I’ve seen this done to great effect in Belgium, where bunds have been used to waterlog areas of Molinia-dominated bog, changing the vegetation to sedge/Molinia mix and through to a mix of sedges, grasses and Sphagnum in 5-7 years. As I write, MFFP is innovating ways to bring these ideas to UK blanket bog applications.

Dewi Jackson, Conservation Works Officer

Currently, MFFP is involved in trialling the application of bunds to tackle Molinia in the South Pennines. The trial which is only two years old, aims to show that pools of water collecting behind peat bunds (which are between 100mm – 200mm high) will hinder the growth of Molinia.

Sphagnum plugs grid
Sphagnum plugs, one month after planting

So far, we have seen year-on-year decreases in Molinia cover, for ‘contour’ bunds (60m long thin mounds of peat, 200mm high), and there are also signs of a decrease when using ‘scallop’ bunds (individual horseshoe shaped mounds of peat, 200mm high) but this has not been seen across all plots.

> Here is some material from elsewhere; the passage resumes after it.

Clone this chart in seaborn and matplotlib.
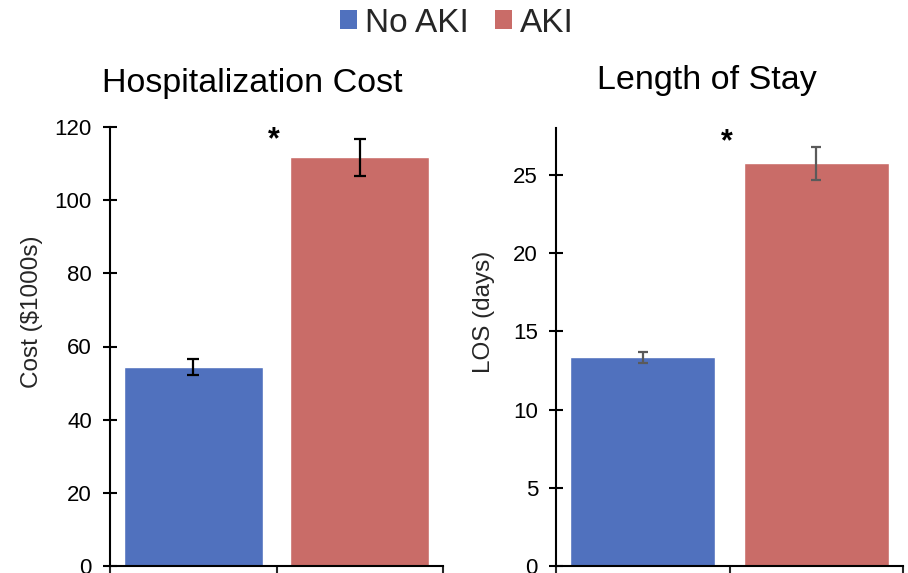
import matplotlib
matplotlib.use("Agg")
import matplotlib.pyplot as plt
import seaborn as sns
import pandas as pd
from matplotlib.patches import Patch

# Outcome data by group
groups = ["No AKI", "AKI"]
cost_means = [54.4, 111.7]        # $1000s
cost_errs = [2.1, 5.0]
los_means = [13.33, 25.75]        # days
los_errs = [0.35, 1.05]
colors = ["#5071BE", "#C96C68"]

sns.set_theme(style="white")
plt.rcParams["font.family"] = ["Liberation Sans", "DejaVu Sans"]

fig = plt.figure(figsize=(9.08, 5.73), dpi=100)
ax1 = fig.add_axes([110 / 908, 7 / 573, 333 / 908, 439 / 573])
ax2 = fig.add_axes([556 / 908, 7 / 573, 347 / 908, 438 / 573])


def panel(ax, means, errs, ylim, yticks, ylabel, label_x, ecolor, capsize, star_y):
    df = pd.DataFrame({"group": groups, "value": means})
    sns.barplot(data=df, x="group", y="value", hue="group", palette=colors,
                order=groups, hue_order=groups, width=0.835, legend=False,
                ax=ax, errorbar=None, saturation=1)
    ax.errorbar(range(len(groups)), means, yerr=errs, fmt="none",
                ecolor=ecolor, elinewidth=1.6, capsize=capsize, capthick=1.6)
    ax.set_xlim(-0.5, 1.5)
    ax.set_ylim(*ylim)
    ax.set_yticks(yticks)
    ax.set_xticks([-0.5, 0.5, 1.5])
    ax.set_xticklabels([])
    ax.set_xlabel("")
    ax.set_ylabel(ylabel, fontsize=17.5)
    ax.yaxis.set_label_coords(label_x, 0.58)
    ax.tick_params(axis="y", direction="inout", length=10, width=1.5,
                   labelsize=16, pad=8, colors="black", left=True)
    ax.tick_params(axis="x", direction="out", length=7, width=1.5, bottom=True)
    for side in ["top", "right"]:
        ax.spines[side].set_visible(False)
    for side in ["left", "bottom"]:
        ax.spines[side].set_color("black")
        ax.spines[side].set_linewidth(1.5)
    ax.text(0.485, star_y, "*", ha="center", va="center",
            fontsize=22, fontweight="bold", color="black")


panel(ax1, cost_means, cost_errs, (0, 120), range(0, 121, 20),
      "Cost ($1000s)", -0.2, "black", 4.2, 116.5)
panel(ax2, los_means, los_errs, (0, 28), range(0, 26, 5),
      "LOS (days)", -0.175, "#5a5a5a", 3.6, 27.1)

fig.text(252 / 908, 1 - 84 / 573, "Hospitalization Cost", ha="center",
         va="center", fontsize=24.5, color="black")
fig.text(707 / 908, 1 - 81 / 573, "Length of Stay", ha="center",
         va="center", fontsize=24.5, color="black")

handles = [Patch(facecolor=c, edgecolor="none") for c in colors]
fig.legend(handles, groups, loc="center", bbox_to_anchor=(457 / 908, 1 - 23 / 573),
           ncol=2, frameon=False, fontsize=24, handlelength=0.5,
           handleheight=0.5, handletextpad=0.25, columnspacing=0.8,
           borderpad=0)

fig.savefig("out.png", dpi=100)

The final bund type, termed ‘fish scale’ (interconnected horseshoe shaped mounds of peat), have not so far shown an average decrease. The pools of water created by the bunds are also ideal for growing Sphagnum, and we anticipate positive results from this and other trials in the near future.

Paul Titterton, Research and Monitoring Officer

Read the full research: “Diversification of Molinia-dominated blanket bogs using Sphagnum propagules” in Issue 2:4 of Ecological Solutions and Evidence.

2 thoughts on “How do you solve a problem like Molinia?

  1. I have an upland boggy forest in mid wales having sitka, sphagnum, Molinia, heather and soft rushes + others. Some flooded spruces were sited on a plateau and the water prevented from draining down a vertical 6 foot bank by the amazing roots of molinia. I dug a drainage channel (to improve sitka growth) with an all steel ditching spade with great effort to remove the roots : the noise of the lifting roots indicated a complete seal to water and air. Therefore I suggest that Molinia contributes positively to upland peat by maintaining stagnant water which would otherwise drain away too quickly for sphagnum to grow. Presumably it also helps to prevent flooding lower down. It also appears that sitka needles in flooded forested areas generate a non-sphagnum peat which must also store carbon. The ridges made to plant the spruce also allow variation in water depth and both molinia, sphagnum and spruce to flourish. The peat depth varies from about 40 to 70 cm in the few places I have measured so far. I have been considering whether spruce or peat would be best for the planet. At the moment it seems that the diversity generated by the varying bogginess, which also generates other natural diversity, may well be the best solution for carbon storage, natural environment and my back!